リーチャーは他のピア(リーチャー・シーダー)と共同して著作権侵害という不法行為をなして、著作権者に損害を加えていますので、それぞれが共同不法行為者として損害賠償責任を負うことになります。
3.リーチャーの損害賠償の範囲
共同不法行為者は、共同不法行為によって生じた損害の全額について連帯して賠償責任を負います。「連帯して」なので、不法行為の被害者に対しては各々が損害の全額について賠償する責任があり、共同不法行為者のひとりが賠償した損害については、他の共同不法行為者の被害者に対する義務は消滅します。なお、共同不法行為者間では寄与割合等によって負担の割合が定まることになります。
よって、あるファイルの断片をダウンロードしたにすぎないリーチャーであっても、コンピュータがネットワークに接続されていた期間にそのファイルの著作権者に生じた損害の全額について賠償責任を負うことになるでしょう。
すなわちそれぞれのピアは、自身が送出したピースがネットワーク全体でダウンロードされた数を基準として損害賠償責任を負うことになります。
4.裁判例
裁判例も同様に、リーチャーであっても著作権を侵害するとしています。また、リーチャーがネットに接続していた期間に生じたファイルのダウンロードによる損害の全額について、責任を負うとしています。
一審原告X1らは、BitTorrentを利用して本件各ファイルをアップロードした他の一審原告X1ら又は氏名不詳者らと、本件ファイル1~3のファイルごとに共同して、BitTorrentのユーザーに本件ファイル1~3のいずれかをダウンロードさせることで一審被告に損害を生じさせたということができるから、一審原告X1らが本件各ファイルを送信可能化したことについて、同時期に同一の本件各ファイルを送信可能化していた他の一審原告X1ら又は氏名不詳者らと連帯して、一審被告の損害を賠償する責任を負う。(中略)

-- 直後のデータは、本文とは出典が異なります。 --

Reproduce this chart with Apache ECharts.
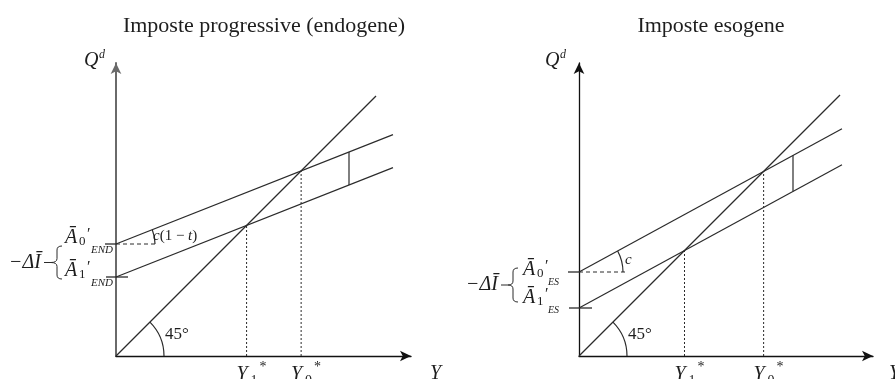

一審原告X1らは、BitTorrentを利用して本件各ファイルをダウンロードしてから、BitTorrentの利用を停止するまでの間の本件各ファイルのダウンロードによる損害の全額について、共同不法行為者として責任を負うと認めることが相当である。
引用元:知高判令和 3年 8月27日・令2(ワ)1573号
5.他人の著作物をファイル共有すると民事責任を負うのでご注意
このようび、ビットトレントなどのP2Pファイル共有ソフトで他人の著作物を共有すると、完全なファイルをアップロードしていなくても民事責任を負うことになります。
特にビットトレントには秘匿機能がありませんので、ビットトレントで著作物をダウンロードした方は、著作権者がそのIPアドレスを特定し、発信者情報開示請求によって氏名等を特定すれば、損害賠償請求をされかねません。
ビットトレントを使った覚えがあって発信者情報開示請求に関する書類を受け取った方は、早急に弁護士に相談するのが望ましいといえます。